Former farm cadets, staff members and descendants of the more than 750 war-orphaned boys and girls from the United Kingdom sent to New Zealand between 1924 and 1931 are urged to register for the historical event, and attend.

The boys did practical farming courses at Flock House near Bulls in Rangitīkei, its farms and facilities.

The UK girls went to Awapuni, Palmerston North, and were taught cooking, baking, laundry, sewing, butter-making, nursing, milking, poultry and bee-keeping and orchard culture.

Their training centre, called Shalimar, went to the Women’s Division of the Farmers Union in 1939 and was destroyed by fire in 1958.

Those cadets from the UK were sourced and assisted by the NZ Sheepowners’ Acknowledgment of Debt to British Seamen Fund of £237,000, donated from the proceeds of the sale of wool during and immediately after World War 1.

Flock House also trained more than 2400 NZ cadets between 1931 and 1988, under government ownership and the management of the Ministry of Education, followed by the Department of Agriculture and Ministry of Agriculture and Fisheries.

Up to 60 trainees were taken on each year for a 12-month course, and there were also short courses in skills such as shearing and butchery. 

In the 1980s the introduction of full fees under the user-pays principle led to a dramatic fall in student numbers, and in 1988 the programme was closed.

Flock House and the farm were transferred to AgResearch with the formation of the Crown Research Institutes in 1992 and sold to private interests in 1999.

The student facilities and buildings had been used as a commercial conference centre, during the time the farm was used for research.

From 1969 to 1983 the principal was All Blacks rugby coach and agriculturalist JJ Stewart.

The homestead was built in 1908 by a Whanganui building firm, Russell & Bignell, for the farm owner Lynn McKelvie, who sold Flock House to the Sheepowners’ Fund in 1923.

It is now a Heritage New Zealand listed historic place, category one.

The centenary commemoration has been proposed by Alasdair Bettles-Hall of Feilding, the son of a UK trainee called Victor from 1929, who had been in an orphanage from age seven to 15.

Bettles-Hall is now helped by an organising committee to work on the format, speakers and social activities.
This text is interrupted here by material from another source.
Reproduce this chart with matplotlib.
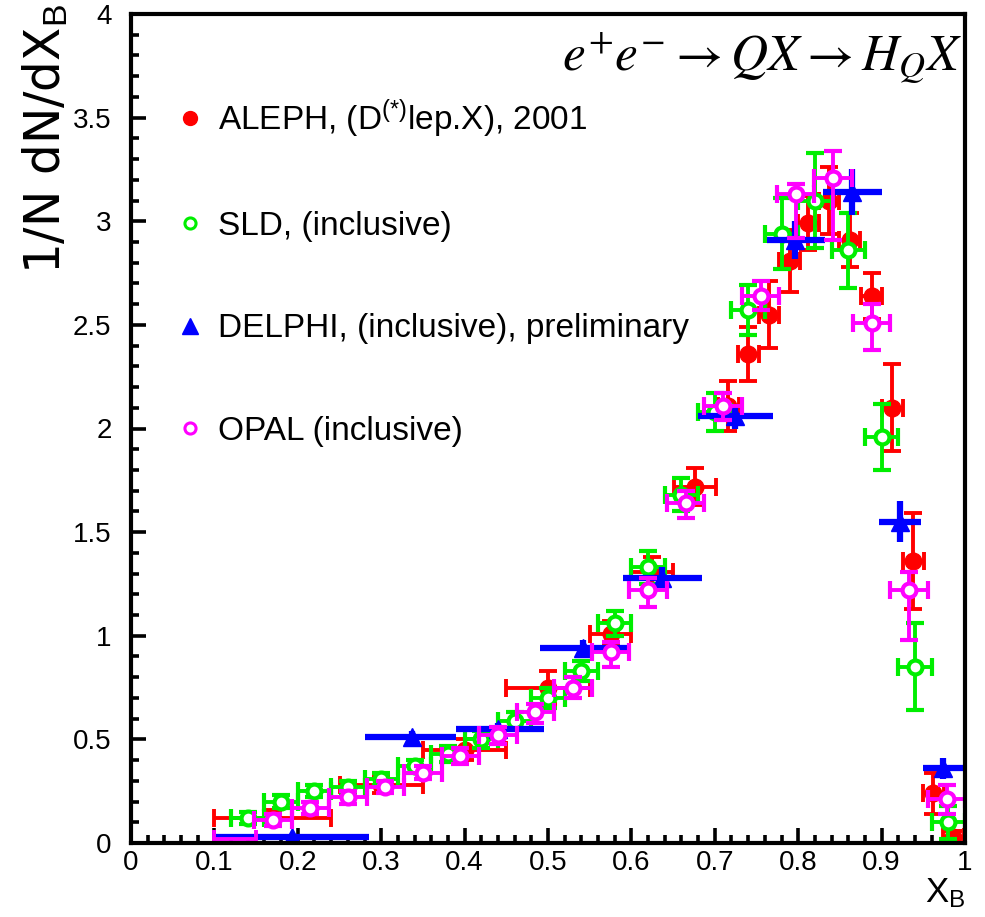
import matplotlib
matplotlib.use("Agg")
import matplotlib.pyplot as plt
from matplotlib.lines import Line2D
from matplotlib.ticker import MultipleLocator, FuncFormatter
import numpy as np

plt.rcParams['font.family'] = ['Liberation Sans', 'DejaVu Sans']
plt.rcParams['mathtext.fontset'] = 'custom'
plt.rcParams['mathtext.rm'] = 'Liberation Sans'
plt.rcParams['mathtext.it'] = 'Liberation Sans:italic'
plt.rcParams['mathtext.bf'] = 'Liberation Sans:bold'

# ---- ALEPH (D(*) lepton X), 2001 ----
aleph_x = [0.17, 0.30, 0.40, 0.50, 0.575, 0.625, 0.676, 0.716, 0.74, 0.765,
           0.79, 0.812, 0.837, 0.862, 0.888, 0.913, 0.938, 0.962, 0.986]
aleph_y = [0.12, 0.28, 0.45, 0.75, 1.01, 1.31, 1.72, 2.11, 2.36, 2.55,
           2.81, 2.99, 3.10, 2.91, 2.64, 2.10, 1.36, 0.24, 0.03]
aleph_yerr = [0.04, 0.04, 0.05, 0.08, 0.06, 0.07, 0.09, 0.12, 0.13, 0.16,
              0.15, 0.13, 0.16, 0.13, 0.11, 0.21, 0.23, 0.10, 0.03]
aleph_xerr = [0.07, 0.05, 0.05, 0.05, 0.025, 0.025, 0.025, 0.0125, 0.0125, 0.0125,
              0.0125, 0.0125, 0.0125, 0.0125, 0.0125, 0.0125, 0.0125, 0.0125, 0.0125]

# ---- SLD (inclusive) ----
sld_x = [0.14, 0.18, 0.22, 0.26, 0.30, 0.34, 0.38, 0.42, 0.46, 0.50, 0.54,
         0.58, 0.62, 0.66, 0.70, 0.74, 0.78, 0.82, 0.86, 0.90, 0.94, 0.98]
sld_y = [0.12, 0.20, 0.25, 0.27, 0.31, 0.37, 0.43, 0.50, 0.59, 0.70, 0.83,
         1.06, 1.33, 1.68, 2.08, 2.57, 2.94, 3.10, 2.86, 1.96, 0.85, 0.10]
sld_yerr = [0.03, 0.03, 0.03, 0.03, 0.03, 0.03, 0.04, 0.04, 0.04, 0.05, 0.05,
            0.06, 0.08, 0.08, 0.09, 0.12, 0.17, 0.23, 0.18, 0.16, 0.21, 0.08]
sld_xerr = 0.02
# first SLD bin sits at zero over 0 < x < 0.12
sld_zero_x = [0.06]
sld_zero_y = [0.0]
sld_zero_xerr = [0.06]

# ---- DELPHI (inclusive), preliminary ----
delphi_x = [0.193, 0.337, 0.44, 0.542, 0.637, 0.724, 0.796, 0.865, 0.922, 0.974]
delphi_lo = [0.10, 0.28, 0.39, 0.49, 0.59, 0.68, 0.763, 0.83, 0.897, 0.95]
delphi_hi = [0.285, 0.39, 0.495, 0.595, 0.685, 0.77, 0.832, 0.90, 0.947, 1.0]
delphi_y = [0.03, 0.51, 0.55, 0.94, 1.28, 2.06, 2.91, 3.14, 1.55, 0.36]
delphi_yerr = [0.01, 0.03, 0.03, 0.04, 0.05, 0.06, 0.09, 0.11, 0.10, 0.05]

# ---- OPAL (inclusive) ----
opal_x = [0.17, 0.215, 0.26, 0.305, 0.35, 0.395, 0.44, 0.485, 0.53, 0.575,
          0.62, 0.665, 0.71, 0.755, 0.797, 0.842, 0.888, 0.933, 0.978]
opal_y = [0.11, 0.17, 0.22, 0.27, 0.34, 0.42, 0.52, 0.63, 0.75, 0.92,
          1.22, 1.64, 2.11, 2.64, 3.13, 3.21, 2.51, 1.22, 0.21]
opal_err_lo = [0.03, 0.03, 0.03, 0.03, 0.03, 0.04, 0.04, 0.05, 0.05, 0.07,
               0.08, 0.07, 0.07, 0.07, 0.21, 0.30, 0.13, 0.24, 0.07]
opal_err_hi = [0.03, 0.03, 0.03, 0.03, 0.03, 0.04, 0.04, 0.04, 0.05, 0.05,
               0.06, 0.06, 0.06, 0.07, 0.05, 0.13, 0.09, 0.09, 0.07]
opal_xerr = 0.0225
opal_zero_x = [0.125]
opal_zero_y = [0.02]
opal_zero_xerr = [0.025]

x_ticks = [0.0, 0.1, 0.2, 0.3, 0.4, 0.5, 0.6, 0.7, 0.8, 0.9, 1.0]
y_ticks = [0.0, 0.5, 1.0, 1.5, 2.0, 2.5, 3.0, 3.5, 4.0]

labels = ["ALEPH, (D$^{(*)}$lep.X), 2001",
          "SLD, (inclusive)",
          "DELPHI, (inclusive), preliminary",
          "OPAL (inclusive)"]

RED, GREEN, BLUE, MAGENTA = "#ff0000", "#00ee00", "#0000ff", "#ff00ff"

fig = plt.figure(figsize=(9.85, 9.17), dpi=100)
ax = fig.add_axes([131 / 985, 74 / 917, 834 / 985, 829 / 917])

ebkw = dict(linestyle='none', elinewidth=2.8, capsize=6.5, capthick=2.8)

ax.errorbar(aleph_x, aleph_y, xerr=aleph_xerr, yerr=aleph_yerr, marker='o',
            ms=12, color=RED, zorder=2, **ebkw)

ax.errorbar(sld_zero_x, sld_zero_y, xerr=sld_zero_xerr, fmt='none',
            ecolor=GREEN, elinewidth=2.8, capsize=0, zorder=3, clip_on=False)
ax.errorbar(sld_x, sld_y, xerr=sld_xerr, yerr=sld_yerr, marker='o', ms=10,
            mew=3, mfc='white', mec=GREEN, color=GREEN, zorder=3, **ebkw)

d_x = np.asarray(delphi_x)
d_xerr = [d_x - np.asarray(delphi_lo), np.asarray(delphi_hi) - d_x]
ax.errorbar(delphi_x, delphi_y, xerr=d_xerr, yerr=delphi_yerr, marker='^',
            ms=13, color=BLUE, linestyle='none', elinewidth=4.5, capsize=0,
            zorder=4)

ax.errorbar(opal_zero_x, opal_zero_y, xerr=opal_zero_xerr, fmt='none',
            ecolor=MAGENTA, elinewidth=2.8, capsize=6.5, capthick=2.8, zorder=5)
ax.errorbar(opal_x, opal_y, xerr=opal_xerr, yerr=[opal_err_lo, opal_err_hi],
            marker='o', ms=10, mew=3, mfc='white', mec=MAGENTA, color=MAGENTA,
            zorder=5, **ebkw)

ax.set_xlim(0, 1)
ax.set_ylim(0, 4)
ax.set_xticks(x_ticks)
ax.set_yticks(y_ticks)
ax.xaxis.set_minor_locator(MultipleLocator(0.02))
ax.yaxis.set_minor_locator(MultipleLocator(0.1))
fmt = FuncFormatter(lambda v, p: f"{v:g}")
ax.xaxis.set_major_formatter(fmt)
ax.yaxis.set_major_formatter(fmt)
ax.tick_params(which='both', direction='in', top=False, right=False,
               width=2.6, labelsize=20)
ax.tick_params(which='major', length=11)
ax.tick_params(which='minor', length=6)
ax.tick_params(axis='x', pad=5)
ax.tick_params(axis='y', pad=14)
for s in ax.spines.values():
    s.set_linewidth(3)
    s.set_zorder(6)

ax.set_xlabel(r"X$_{\mathrm{B}}$", loc='right', fontsize=25, labelpad=0)
fig.text(45 / 985, 1 - 4 / 917, r"1/N dN/dX$_{\mathrm{B}}$", rotation=90,
         ha='center', va='top', fontsize=35, family=['DejaVu Sans'])

ax.text(0.997, 0.947, r"$e^{+}e^{-}\rightarrow QX\rightarrow H_{Q}X$",
        transform=ax.transAxes, ha='right', va='center', fontsize=37,
        math_fontfamily='stix')

handles = [
    Line2D([], [], ls='none', marker='o', ms=10, color=RED),
    Line2D([], [], ls='none', marker='o', ms=8, mew=2.2, mfc='white', mec=GREEN),
    Line2D([], [], ls='none', marker='^', ms=11, color=BLUE),
    Line2D([], [], ls='none', marker='o', ms=8, mew=2.2, mfc='white', mec=MAGENTA),
]
ax.legend(handles, labels, loc='upper left', bbox_to_anchor=(0.0548, 0.90),
          frameon=False, fontsize=24, handlelength=0.8, handletextpad=0.44,
          labelspacing=2.14, borderpad=0, borderaxespad=0)

fig.savefig("out.png", dpi=100)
The event will be held at the Silks Lounge, Awapuni Racecourse.

“As we are now two years into the project, it has become clear that finding the descendants of the original orphans is a lot harder than first thought,” Bettles-Hall said.

“Nor is it easy to notify former NZ farm cadets, because the records, where they exist, have redundant addresses and no telephone numbers.

“Word of mouth between former cadets and their families and registration of interest through the website are our main means of getting participation.”  

The organisers are aware of numerous reunions held in the past, one for the UK trainees in 1960 and others for NZ cadets according to their years of attendance.

An article in Farmers Weekly in September 2022 drew 70 replies and the website flockhouse.nz has registered about 475 emails of those interested in the event.